BEGIN Records supplied
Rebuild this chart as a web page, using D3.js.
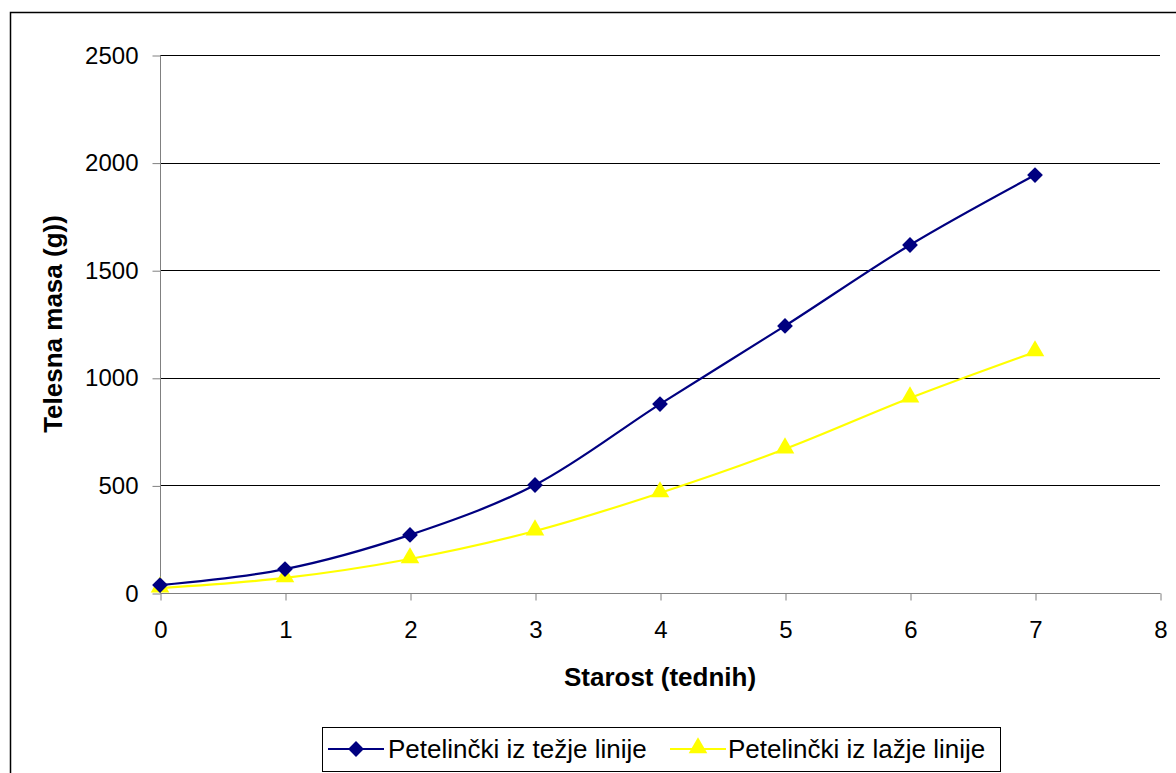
END Records supplied
BEGIN Records supplied
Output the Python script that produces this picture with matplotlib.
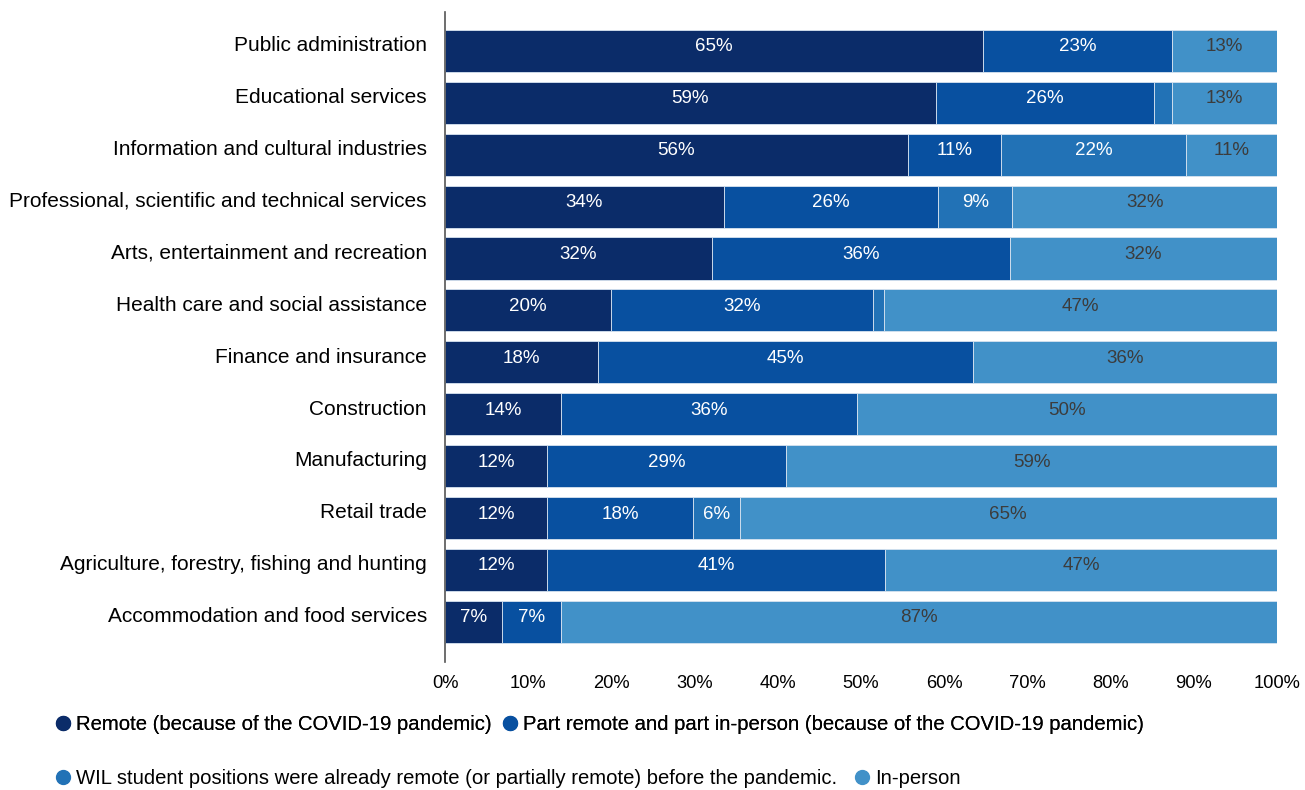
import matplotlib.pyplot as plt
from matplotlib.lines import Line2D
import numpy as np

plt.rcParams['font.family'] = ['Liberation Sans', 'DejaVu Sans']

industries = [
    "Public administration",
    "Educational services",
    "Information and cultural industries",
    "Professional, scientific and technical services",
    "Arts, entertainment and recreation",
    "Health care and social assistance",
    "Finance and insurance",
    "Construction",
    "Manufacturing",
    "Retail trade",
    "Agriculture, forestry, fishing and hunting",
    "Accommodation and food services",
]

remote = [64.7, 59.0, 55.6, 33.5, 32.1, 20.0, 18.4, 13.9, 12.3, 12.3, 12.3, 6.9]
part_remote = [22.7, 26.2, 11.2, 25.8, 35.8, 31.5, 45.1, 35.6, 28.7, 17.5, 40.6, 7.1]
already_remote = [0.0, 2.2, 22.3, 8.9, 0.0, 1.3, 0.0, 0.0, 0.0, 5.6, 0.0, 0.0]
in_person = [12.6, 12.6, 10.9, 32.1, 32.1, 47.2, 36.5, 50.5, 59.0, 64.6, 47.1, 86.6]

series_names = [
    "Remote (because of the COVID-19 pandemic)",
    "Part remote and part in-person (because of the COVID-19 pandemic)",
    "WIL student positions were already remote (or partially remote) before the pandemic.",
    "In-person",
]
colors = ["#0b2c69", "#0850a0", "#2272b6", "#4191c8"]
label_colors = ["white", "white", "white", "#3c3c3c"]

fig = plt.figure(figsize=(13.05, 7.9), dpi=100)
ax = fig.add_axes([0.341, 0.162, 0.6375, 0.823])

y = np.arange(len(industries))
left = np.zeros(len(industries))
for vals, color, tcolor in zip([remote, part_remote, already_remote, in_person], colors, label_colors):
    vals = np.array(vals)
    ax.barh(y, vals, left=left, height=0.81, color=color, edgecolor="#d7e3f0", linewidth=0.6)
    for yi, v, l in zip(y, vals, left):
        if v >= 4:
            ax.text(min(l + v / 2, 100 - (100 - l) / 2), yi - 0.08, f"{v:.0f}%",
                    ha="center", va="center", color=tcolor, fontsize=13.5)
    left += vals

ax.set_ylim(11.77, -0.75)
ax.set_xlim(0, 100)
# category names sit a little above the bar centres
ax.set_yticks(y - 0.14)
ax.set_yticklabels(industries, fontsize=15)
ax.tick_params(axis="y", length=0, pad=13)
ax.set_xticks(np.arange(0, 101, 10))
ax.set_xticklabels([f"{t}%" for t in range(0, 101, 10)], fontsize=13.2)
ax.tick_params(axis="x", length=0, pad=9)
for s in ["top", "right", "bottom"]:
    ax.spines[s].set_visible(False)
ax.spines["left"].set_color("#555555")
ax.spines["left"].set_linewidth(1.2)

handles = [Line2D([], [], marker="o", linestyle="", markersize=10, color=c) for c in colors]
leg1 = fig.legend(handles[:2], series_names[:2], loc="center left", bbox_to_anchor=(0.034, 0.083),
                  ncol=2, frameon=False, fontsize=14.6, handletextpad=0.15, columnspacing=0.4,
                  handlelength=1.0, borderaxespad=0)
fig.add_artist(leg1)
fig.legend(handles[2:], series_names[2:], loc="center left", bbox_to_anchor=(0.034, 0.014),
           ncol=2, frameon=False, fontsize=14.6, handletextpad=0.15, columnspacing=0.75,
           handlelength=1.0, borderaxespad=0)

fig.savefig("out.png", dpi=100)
END Records supplied
BEGIN Records supplied
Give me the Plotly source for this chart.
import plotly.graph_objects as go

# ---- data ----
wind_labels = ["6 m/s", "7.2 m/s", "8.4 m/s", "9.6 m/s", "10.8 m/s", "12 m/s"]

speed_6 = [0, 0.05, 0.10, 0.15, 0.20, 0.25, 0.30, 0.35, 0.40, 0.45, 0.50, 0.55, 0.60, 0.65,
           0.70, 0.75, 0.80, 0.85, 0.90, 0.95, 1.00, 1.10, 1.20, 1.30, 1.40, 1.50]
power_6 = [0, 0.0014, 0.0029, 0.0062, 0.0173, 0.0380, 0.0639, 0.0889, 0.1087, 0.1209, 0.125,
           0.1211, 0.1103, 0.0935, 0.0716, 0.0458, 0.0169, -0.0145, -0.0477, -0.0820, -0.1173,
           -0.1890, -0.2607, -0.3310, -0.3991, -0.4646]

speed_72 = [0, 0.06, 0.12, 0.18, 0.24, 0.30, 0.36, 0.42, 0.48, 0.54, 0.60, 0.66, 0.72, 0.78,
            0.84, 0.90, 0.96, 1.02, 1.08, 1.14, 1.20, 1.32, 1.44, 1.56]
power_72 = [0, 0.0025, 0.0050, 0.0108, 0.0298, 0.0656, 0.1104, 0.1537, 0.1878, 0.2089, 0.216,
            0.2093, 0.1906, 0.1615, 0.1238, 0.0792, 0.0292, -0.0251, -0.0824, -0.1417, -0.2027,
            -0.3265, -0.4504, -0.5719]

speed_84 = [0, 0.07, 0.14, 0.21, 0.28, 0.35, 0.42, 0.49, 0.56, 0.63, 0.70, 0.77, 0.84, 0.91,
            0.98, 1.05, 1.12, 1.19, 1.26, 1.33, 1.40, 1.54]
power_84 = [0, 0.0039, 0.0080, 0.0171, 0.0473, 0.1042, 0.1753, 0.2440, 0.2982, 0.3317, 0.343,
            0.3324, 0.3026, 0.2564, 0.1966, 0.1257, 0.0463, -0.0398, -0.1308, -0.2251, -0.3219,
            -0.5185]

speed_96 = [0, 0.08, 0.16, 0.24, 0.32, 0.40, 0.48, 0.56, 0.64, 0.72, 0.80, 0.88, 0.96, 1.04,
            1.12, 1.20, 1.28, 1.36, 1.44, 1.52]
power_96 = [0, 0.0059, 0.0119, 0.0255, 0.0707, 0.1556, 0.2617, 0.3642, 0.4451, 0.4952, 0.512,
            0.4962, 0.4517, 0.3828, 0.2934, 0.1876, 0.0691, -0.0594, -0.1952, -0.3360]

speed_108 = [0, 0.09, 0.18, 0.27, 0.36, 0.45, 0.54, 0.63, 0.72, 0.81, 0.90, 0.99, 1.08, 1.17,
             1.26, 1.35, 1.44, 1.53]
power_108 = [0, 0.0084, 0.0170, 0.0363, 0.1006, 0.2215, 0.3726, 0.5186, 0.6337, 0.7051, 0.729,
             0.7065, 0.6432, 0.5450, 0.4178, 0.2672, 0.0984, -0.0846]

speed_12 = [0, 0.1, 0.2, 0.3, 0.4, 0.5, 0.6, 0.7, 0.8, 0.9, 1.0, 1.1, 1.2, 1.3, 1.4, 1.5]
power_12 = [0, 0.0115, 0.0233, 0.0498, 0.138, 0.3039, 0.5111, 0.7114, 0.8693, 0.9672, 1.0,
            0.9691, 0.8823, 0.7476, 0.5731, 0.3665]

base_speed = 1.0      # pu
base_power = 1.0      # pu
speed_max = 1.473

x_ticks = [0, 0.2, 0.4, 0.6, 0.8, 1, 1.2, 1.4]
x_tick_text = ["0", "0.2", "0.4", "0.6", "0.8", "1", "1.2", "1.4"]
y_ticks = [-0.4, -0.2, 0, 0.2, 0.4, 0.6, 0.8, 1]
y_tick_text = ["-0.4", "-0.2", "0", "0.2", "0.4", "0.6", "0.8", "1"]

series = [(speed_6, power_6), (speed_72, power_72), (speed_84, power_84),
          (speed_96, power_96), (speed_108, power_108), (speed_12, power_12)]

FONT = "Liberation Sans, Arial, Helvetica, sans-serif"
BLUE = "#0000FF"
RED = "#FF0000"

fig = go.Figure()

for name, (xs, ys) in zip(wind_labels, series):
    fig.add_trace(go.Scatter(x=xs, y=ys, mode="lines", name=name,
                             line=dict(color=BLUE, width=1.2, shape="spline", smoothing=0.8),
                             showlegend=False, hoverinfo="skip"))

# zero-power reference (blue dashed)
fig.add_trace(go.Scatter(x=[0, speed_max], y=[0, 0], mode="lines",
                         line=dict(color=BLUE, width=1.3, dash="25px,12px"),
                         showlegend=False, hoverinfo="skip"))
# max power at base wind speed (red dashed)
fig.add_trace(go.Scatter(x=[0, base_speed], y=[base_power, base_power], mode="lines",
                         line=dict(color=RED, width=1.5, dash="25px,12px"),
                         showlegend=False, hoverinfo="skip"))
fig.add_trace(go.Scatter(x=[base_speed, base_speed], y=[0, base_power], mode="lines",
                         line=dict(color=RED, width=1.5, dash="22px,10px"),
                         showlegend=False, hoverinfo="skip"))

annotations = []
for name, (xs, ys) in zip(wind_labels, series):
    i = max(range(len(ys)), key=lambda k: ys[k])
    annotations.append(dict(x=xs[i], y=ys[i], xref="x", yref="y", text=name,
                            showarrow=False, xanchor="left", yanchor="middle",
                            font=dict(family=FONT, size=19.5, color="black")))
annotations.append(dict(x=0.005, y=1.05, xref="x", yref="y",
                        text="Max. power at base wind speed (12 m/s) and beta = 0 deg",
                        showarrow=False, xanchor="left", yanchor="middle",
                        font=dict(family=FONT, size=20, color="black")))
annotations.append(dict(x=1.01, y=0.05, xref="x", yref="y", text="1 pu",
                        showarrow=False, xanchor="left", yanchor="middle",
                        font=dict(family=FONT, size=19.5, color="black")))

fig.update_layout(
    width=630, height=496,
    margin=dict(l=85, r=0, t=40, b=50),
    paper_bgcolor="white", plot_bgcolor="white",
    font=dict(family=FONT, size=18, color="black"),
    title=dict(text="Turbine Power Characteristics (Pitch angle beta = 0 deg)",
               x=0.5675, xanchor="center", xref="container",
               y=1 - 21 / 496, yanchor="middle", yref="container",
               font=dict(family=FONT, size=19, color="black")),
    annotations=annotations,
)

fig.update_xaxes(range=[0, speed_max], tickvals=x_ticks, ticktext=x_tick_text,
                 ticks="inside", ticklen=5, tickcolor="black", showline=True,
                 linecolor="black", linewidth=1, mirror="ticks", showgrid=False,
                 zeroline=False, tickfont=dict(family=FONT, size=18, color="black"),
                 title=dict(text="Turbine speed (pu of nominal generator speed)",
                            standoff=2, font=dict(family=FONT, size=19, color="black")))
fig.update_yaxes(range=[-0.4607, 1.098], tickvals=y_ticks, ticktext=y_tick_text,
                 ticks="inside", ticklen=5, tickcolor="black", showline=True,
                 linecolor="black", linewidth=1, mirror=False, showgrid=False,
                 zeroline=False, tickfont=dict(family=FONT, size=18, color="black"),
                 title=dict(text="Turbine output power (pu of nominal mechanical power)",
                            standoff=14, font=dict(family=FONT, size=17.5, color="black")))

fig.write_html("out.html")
END Records supplied
### Your instructions
Above are records with pictures. Reproduce exactly only the lines from the line with "Output the Python" through the line with "64.6, 47.1, 86.6]", both ends included, and leave the pictures out.

### Response below
Output the Python script that produces this picture with matplotlib.
import matplotlib.pyplot as plt
from matplotlib.lines import Line2D
import numpy as np

plt.rcParams['font.family'] = ['Liberation Sans', 'DejaVu Sans']

industries = [
    "Public administration",
    "Educational services",
    "Information and cultural industries",
    "Professional, scientific and technical services",
    "Arts, entertainment and recreation",
    "Health care and social assistance",
    "Finance and insurance",
    "Construction",
    "Manufacturing",
    "Retail trade",
    "Agriculture, forestry, fishing and hunting",
    "Accommodation and food services",
]

remote = [64.7, 59.0, 55.6, 33.5, 32.1, 20.0, 18.4, 13.9, 12.3, 12.3, 12.3, 6.9]
part_remote = [22.7, 26.2, 11.2, 25.8, 35.8, 31.5, 45.1, 35.6, 28.7, 17.5, 40.6, 7.1]
already_remote = [0.0, 2.2, 22.3, 8.9, 0.0, 1.3, 0.0, 0.0, 0.0, 5.6, 0.0, 0.0]
in_person = [12.6, 12.6, 10.9, 32.1, 32.1, 47.2, 36.5, 50.5, 59.0, 64.6, 47.1, 86.6]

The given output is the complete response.